One of my major problems is that I have horrible anxiety. I would say that I first started to notice this when I was in middle school (I'm a sophomore in college now). For example, when I played baseball, I would be so afraid of having a ball hit to me for two reasons...1. people would be there watching and 2. i was afraid of making a mistake (mainly b/c people were there watching!). I would get so nervous that I would pray for rain, so I didn't have to play. I ended up quitting, because I couldn't take the stress. I was also a little chubby, and I thought that by losing weight and getting more muscular, I would solve the problem. I did both of those, and it didn't work.

I am pretty sure that this anxiety kept me from making friends. I was probably the only person in my school who didn't have any real friends from that school. I always get embarrassed around people (i'll be thinking that I look weird, my hair looks bad, etc). Believe it or not, I actually made a female friend in my senior year of high school, but it's been hard keeping that friendship afloat...see below:

Everyone got their license at 17...I finally got mine at 18. I still don't have a car, and I still don't drive. I know it sounds ridiculous, but I am too scared. I'm afraid that I'll get into an accident. I actually went to dinner a few times with my female friend, and she drove. I was totally embarrassed...but what can I say?...I'm too afraid to drive? I just tell her that I'm saving money for a car. I would love to one day say that I'll drive, but I don't think it's possible. My ridiculous thinking would tell me that if I drive her, I could get into an accident while we're out...and to make it even worse, i'd be even more embarrassed, b/c she would be in the car.

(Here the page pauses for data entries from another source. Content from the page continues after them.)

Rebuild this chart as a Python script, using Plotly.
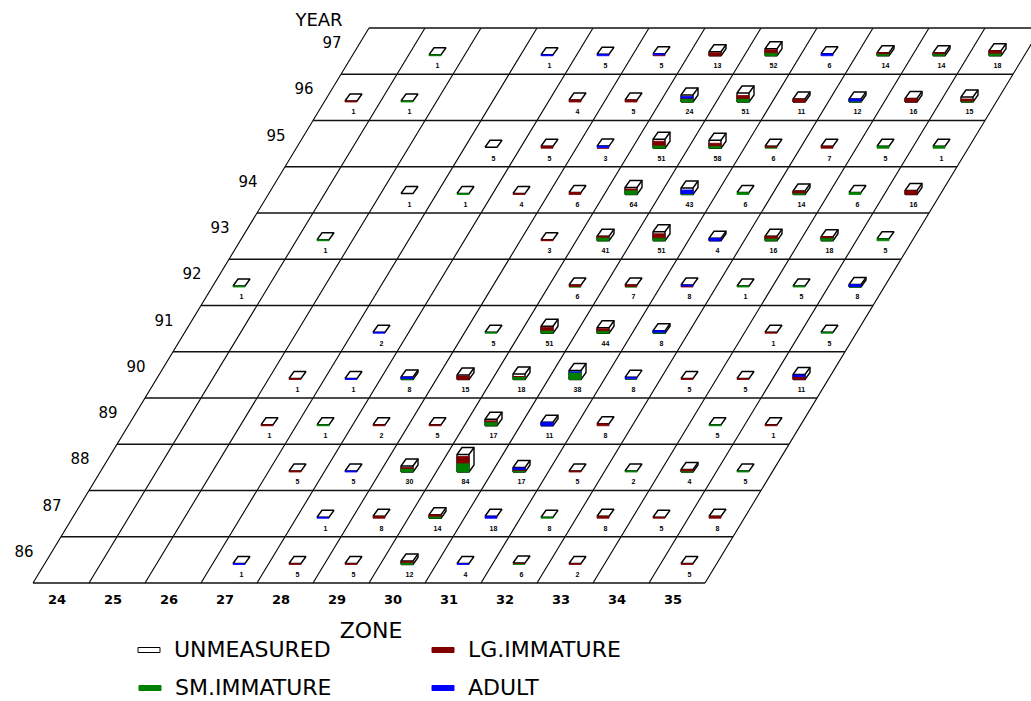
import plotly.graph_objects as go

# ---------- data ----------
YEARS = [86, 87, 88, 89, 90, 91, 92, 93, 94, 95, 96, 97]
ZONES = [24, 25, 26, 27, 28, 29, 30, 31, 32, 33, 34, 35]

cell_year = (
    [97] * 10 + [96] * 10 + [95] * 9 + [94] * 10 + [93] * 8 + [92] * 7 +
    [91] * 7 + [90] * 10 + [89] * 9 + [88] * 9 + [87] * 8 + [86] * 8
)
cell_zone = [
    25, 27, 28, 29, 30, 31, 32, 33, 34, 35,
    24, 25, 28, 29, 30, 31, 32, 33, 34, 35,
    27, 28, 29, 30, 31, 32, 33, 34, 35,
    26, 27, 28, 29, 30, 31, 32, 33, 34, 35,
    25, 29, 30, 31, 32, 33, 34, 35,
    24, 30, 31, 32, 33, 34, 35,
    27, 29, 30, 31, 32, 34, 35,
    26, 27, 28, 29, 30, 31, 32, 33, 34, 35,
    26, 27, 28, 29, 30, 31, 32, 34, 35,
    27, 28, 29, 30, 31, 32, 33, 34, 35,
    28, 29, 30, 31, 32, 33, 34, 35,
    27, 28, 29, 30, 31, 32, 33, 35,
]
cell_count = [
    "1", "1", "5", "5", "13", "52", "6", "14", "14", "18",
    "1", "1", "4", "5", "24", "51", "11", "12", "16", "15",
    "5", "5", "3", "51", "58", "6", "7", "5", "1",
    "1", "1", "4", "6", "64", "43", "6", "14", "6", "16",
    "1", "3", "41", "51", "4", "16", "18", "5",
    "1", "6", "7", "8", "1", "5", "8",
    "2", "5", "51", "44", "8", "1", "5",
    "1", "1", "8", "15", "18", "38", "8", "5", "5", "11",
    "1", "1", "2", "5", "17", "11", "8", "5", "1",
    "5", "5", "30", "84", "17", "5", "2", "4", "5",
    "1", "8", "14", "18", "8", "8", "5", "8",
    "1", "5", "5", "12", "4", "6", "2", "5",
]
# estimated stack segment readings, bottom to top
sm_immature = [
    1, 0, 0, 0, 0, 3, 0, 2, 2, 2.5,
    0, 1, 0, 0, 3.5, 3.5, 0, 1, 0, 1,
    0, 0, 0, 3, 2.5, 1, 0, 2, 2,
    0, 1, 0, 0, 4.5, 1, 2, 1.5, 2, 0,
    1, 0, 3.5, 3, 0, 2.5, 3, 2,
    1, 0.5, 0.5, 0, 1, 1, 0.5,
    0, 1, 3, 2.5, 1, 0, 1,
    0, 0, 1, 0, 3, 7.5, 0.7, 0, 0, 0,
    0, 1, 0, 0, 4, 0, 0, 1, 0,
    0, 0, 3.5, 9, 1.5, 0, 1, 1, 1,
    0, 0, 2, 0, 1, 0, 0, 0,
    0, 0, 0, 2, 0, 1, 0, 0,
]
lg_immature = [
    0, 0, 0, 1, 3, 3, 0, 1, 1, 2.5,
    1, 0, 2, 2, 0.5, 3, 3, 0, 3.5, 2,
    0, 2, 0.7, 4, 2.5, 1, 2, 0, 0,
    0, 0, 1, 2, 1, 0, 0, 2, 0, 4,
    0, 1, 1, 4, 0, 2, 1, 0,
    0, 1.5, 1.5, 1, 0, 0, 0,
    0, 0, 3, 2, 0, 1, 0,
    1, 0, 0, 3.5, 0.5, 0, 0, 1, 1, 3,
    1, 0, 1, 1, 1, 0, 2, 0, 1,
    1, 0, 1, 6.5, 1, 1, 0, 1.5, 0,
    0, 2, 1.5, 0, 0, 2, 1, 2,
    0, 1, 1, 1, 0, 0.5, 1, 1,
]
adult = [
    0, 1, 1.5, 1, 0, 0, 2, 0, 0, 0,
    0, 0, 0, 0, 1.5, 0, 0, 2, 0, 0,
    0, 0, 1.5, 0, 0, 0, 0, 0, 0,
    0, 0, 0, 0, 0, 3.5, 0, 0, 0, 0,
    0, 0, 0, 0, 2.5, 0, 0, 0,
    0, 0, 0, 1, 0, 0, 2,
    1, 0, 0, 0, 1.5, 0, 0,
    0, 1, 1.5, 0, 0, 0.5, 1.5, 0, 0, 1.5,
    0, 0, 0, 0, 0, 3.5, 0, 0, 0,
    0, 1, 0, 0, 1.5, 0, 0, 0, 0,
    1, 0, 0, 2, 0, 0, 0, 0,
    1, 0, 0, 0, 1, 0, 0, 0,
]
unmeasured = [
    0, 0, 0, 0, 1, 1, 0, 0, 0, 0,
    0, 0, 0, 0, 1.5, 2.5, 0, 0, 0, 2,
    1, 0, 0, 2, 3, 0, 0, 0, 0,
    1, 0, 0, 0, 1.5, 2, 0, 0, 0, 0,
    0, 0, 0, 2, 0, 0, 0, 0,
    0, 0, 0, 0, 0, 0, 0,
    0, 0, 1, 1, 0, 0, 0,
    0, 0, 0, 1, 2, 1, 0, 0, 0, 0.5,
    0, 0, 0, 0, 1.5, 0, 0, 0, 0,
    0, 0, 1.5, 2, 0.5, 0, 0, 0, 0,
    0, 0, 0, 0, 0, 0, 0, 0,
    0, 0, 0, 0.5, 0, 0, 0, 0,
]
legend_names = ["UNMEASURED", "LG.IMMATURE", "SM.IMMATURE", "ADULT"]

GREEN, RED, BLUE = "#008000", "#800000", "#0000ff"
W, H = 1031, 701
LEFT, BOTTOM, CELL_W, CELL_H, SHEAR = 33.0, 583.0, 56.0, 46.25, 0.5


def du(px):  # horizontal pixels to data units
    return px / CELL_W


def dv(px):  # vertical pixels to data units
    return px / CELL_H


def row(y):
    return y - YEARS[0]


def col(z):
    return z - ZONES[0]


# ---------- grid ----------
nr, nc = len(YEARS), len(ZONES)
hx, hy, sx_, sy_ = [], [], [], []
for r in range(nr + 1):
    hx += [r * SHEAR, nc + r * SHEAR, None]
    hy += [r, r, None]
for c in range(nc + 1):
    sx_ += [c, c + nr * SHEAR, None]
    sy_ += [0, nr, None]

fig = go.Figure()
fig.add_trace(go.Scatter(x=sx_, y=sy_, mode="lines", line=dict(color="#000000", width=1.1),
                         hoverinfo="skip"))
fig.add_trace(go.Scatter(x=hx, y=hy, mode="lines", line=dict(color="#111111", width=1.6),
                         hoverinfo="skip"))

# ---------- sheared 3D stacked bars ----------
FW, DX, DY = 12.0, 5.0, 7.0     # front width, depth shift (px)
OFF_X, OFF_Y = 4.0, 18.5        # bar base relative to the cell's bottom centre (px)

box_x, box_y = [], []
seg = {GREEN: ([], []), RED: ([], []), BLUE: ([], [])}
lab_x, lab_y = [], []

for i in range(len(cell_count)):
    r, c = row(cell_year[i]), col(cell_zone[i])
    x0 = c + 0.5 + r * SHEAR + du(OFF_X)
    y0 = r + dv(OFF_Y)
    fw, dx, dy = du(FW), du(DX), dv(DY)
    total = dv(sm_immature[i] + lg_immature[i] + adult[i] + unmeasured[i])
    # silhouette: front, side, top
    if (total * CELL_H) >= 2.5:
        box_x += [x0, x0 + fw, x0 + fw + dx, x0 + fw + dx, x0 + dx, x0, x0, None]
        box_y += [y0, y0, y0 + dy, y0 + dy + total, y0 + dy + total, y0 + total, y0, None]
        box_x += [x0, x0 + fw, x0 + fw, None, x0 + fw, x0 + fw + dx, None]
        box_y += [y0 + total, y0 + total, y0, None, y0 + total, y0 + total + dy, None]
    else:
        box_x += [x0, x0 + fw, x0 + fw + dx, x0 + dx, x0, None]
        box_y += [y0 + total, y0 + total, y0 + total + dy, y0 + total + dy, y0 + total, None]
    b = y0
    for h, col_ in ((sm_immature[i], GREEN), (lg_immature[i], RED), (adult[i], BLUE)):
        if h > 0:
            t = b + dv(h)
            seg[col_][0].extend([x0, x0 + fw, x0 + fw, x0, x0, None])
            seg[col_][1].extend([b, b, t, t, b, None])
            b = t
    lab_x.append(x0 + du(8.5))
    lab_y.append(r + dv(8))

fig.add_trace(go.Scatter(x=box_x, y=box_y, mode="lines", fill="toself", fillcolor="#ffffff",
                         line=dict(color="#000000", width=1.4), hoverinfo="skip"))
for color, (sx, sy) in seg.items():
    fig.add_trace(go.Scatter(x=sx, y=sy, mode="lines", fill="toself", fillcolor=color,
                             line=dict(color=color, width=0.8), hoverinfo="skip"))

fig.add_trace(go.Scatter(x=lab_x, y=lab_y, mode="text", text=cell_count, textposition="middle center",
                         textfont=dict(family="Liberation Sans", size=7, weight="bold", color="#000000"),
                         hoverinfo="skip"))

# ---------- axis labels ----------
fig.add_trace(go.Scatter(
    x=[du(-9) + row(y) * SHEAR for y in YEARS], y=[row(y) + dv(30) for y in YEARS],
    mode="text", text=[str(y) for y in YEARS], textposition="middle center",
    textfont=dict(family="DejaVu Sans", size=15, color="#000000"), hoverinfo="skip"))
fig.add_trace(go.Scatter(
    x=[col(z) + 0.5 - du(4) for z in ZONES], y=[dv(-18)] * nc,
    mode="text", text=[str(z) for z in ZONES], textposition="middle center",
    textfont=dict(family="DejaVu Sans", size=13, weight="bold", color="#000000"), hoverinfo="skip"))
fig.add_trace(go.Scatter(
    x=[du(319 - LEFT), du(371 - LEFT)], y=[dv(BOTTOM - 21), dv(BOTTOM - 632)],
    mode="text", text=["YEAR", "ZONE"], textposition="middle center",
    textfont=dict(family="DejaVu Sans", size=[18, 22], color="#000000"), hoverinfo="skip"))

# ---------- legend ----------
leg_sw_x = [138, 432, 139, 432]
leg_y = [650, 650, 688, 688]
leg_col = ["#ffffff", RED, GREEN, BLUE]
for name, sx, ly, colr in zip(legend_names, leg_sw_x, leg_y, leg_col):
    x = [du(sx - LEFT), du(sx + 22 - LEFT), du(sx + 22 - LEFT), du(sx - LEFT), du(sx - LEFT)]
    y = [dv(BOTTOM - ly + 2.5), dv(BOTTOM - ly + 2.5), dv(BOTTOM - ly - 2.5), dv(BOTTOM - ly - 2.5), dv(BOTTOM - ly + 2.5)]
    fig.add_trace(go.Scatter(x=x, y=y, mode="lines", fill="toself", fillcolor=colr,
                             line=dict(color="#000000" if colr == "#ffffff" else colr, width=1),
                             hoverinfo="skip"))
    fig.add_trace(go.Scatter(x=[du(sx + 36 - LEFT)], y=[dv(BOTTOM - ly - 1)], mode="text", text=[name],
                             textposition="middle right",
                             textfont=dict(family="DejaVu Sans", size=22, color="#000000"),
                             hoverinfo="skip"))

fig.update_layout(
    width=W, height=H, margin=dict(l=0, r=0, t=0, b=0),
    autosize=False, showlegend=False,
    paper_bgcolor="#ffffff", plot_bgcolor="#ffffff",
    xaxis=dict(visible=False, range=[du(-LEFT), du(W - LEFT)], fixedrange=True),
    yaxis=dict(visible=False, range=[dv(BOTTOM - H), dv(BOTTOM)], fixedrange=True),
)
fig.write_html("out.html", post_script="document.body.style.margin='0';",
               config={"displayModeBar": False})
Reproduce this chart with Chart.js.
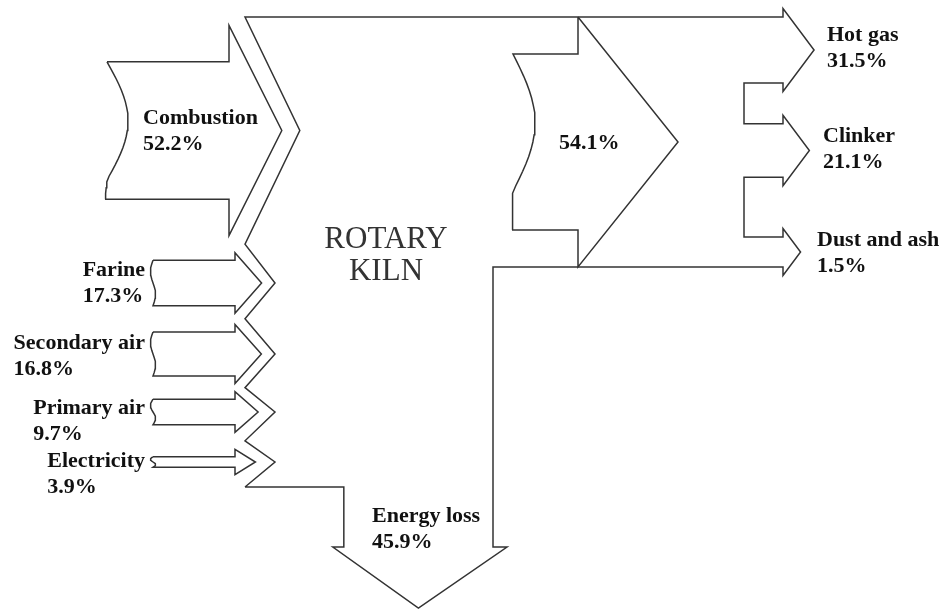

I was actually supposed to go to dinner this past week, but we ended up not going. I haven't had my hair cut in a while, and I was all self-conscious about it. I told her I didn't think I could go, because my hair looked bad. I think that she thought I was making a lame excuse and took it as an insult. In reality, I am so self-conscious. I would be paranoid thinking she is making fun of my hair (even though I know that she doesn't care what it looks like). Even if my hair did look good, I'd still be a nervous wreck...i'd feel uncomfortable knowing that she is picking me up, because I don't drive.

All of this anxiety is making me depressed. I think that I'm becoming depressed because of the anxiety/self-consciousness. I don't understand why I am like this, but it's really ruining my life. I feel like I would be very happy if I fixed my anxiety problem. I want to have friends, I want to do things, but my anxiety makes it impossible.

I appreciate any insight.

ZBlit
10-22-2007, 06:04 AM
feel for you man, i go through the same sort of things, I find just keep telling yourself that you are cool and that you can drive and that you will impress people works for a while if you say it to yourself enough, but doesn't seem to last long for me :p

I wouldn't worry to much as you just seem like you lack confidence rather than have any real mental issues, which is great!

Find someone to do that would increase your confidence.. for this I don't really have an idea.. i'd like to know.

RabidBadger
10-22-2007, 07:23 PM
I agree with ZBlit. It's a confidence thing. If you build things up in your mind (like driving) to be massive problems then they will always be massive problems. It's all about the amount of significance you give to these things.

If you found yourself in a position where you had to drive, you'd do it. You just scare yourself by thinking about it too much.

Try to remember that nobody on this planet is any better or any worse than you are. Everybody has their good points and bad points and it's easy for a lack of confidence to spiral once the seed has been sewn.

This time last year I couldn't get in a car. Now I own a car and drive it every day. I can't explain exactly what has changed but it has absolutely nothing to do with my ability to drive, just my confidence.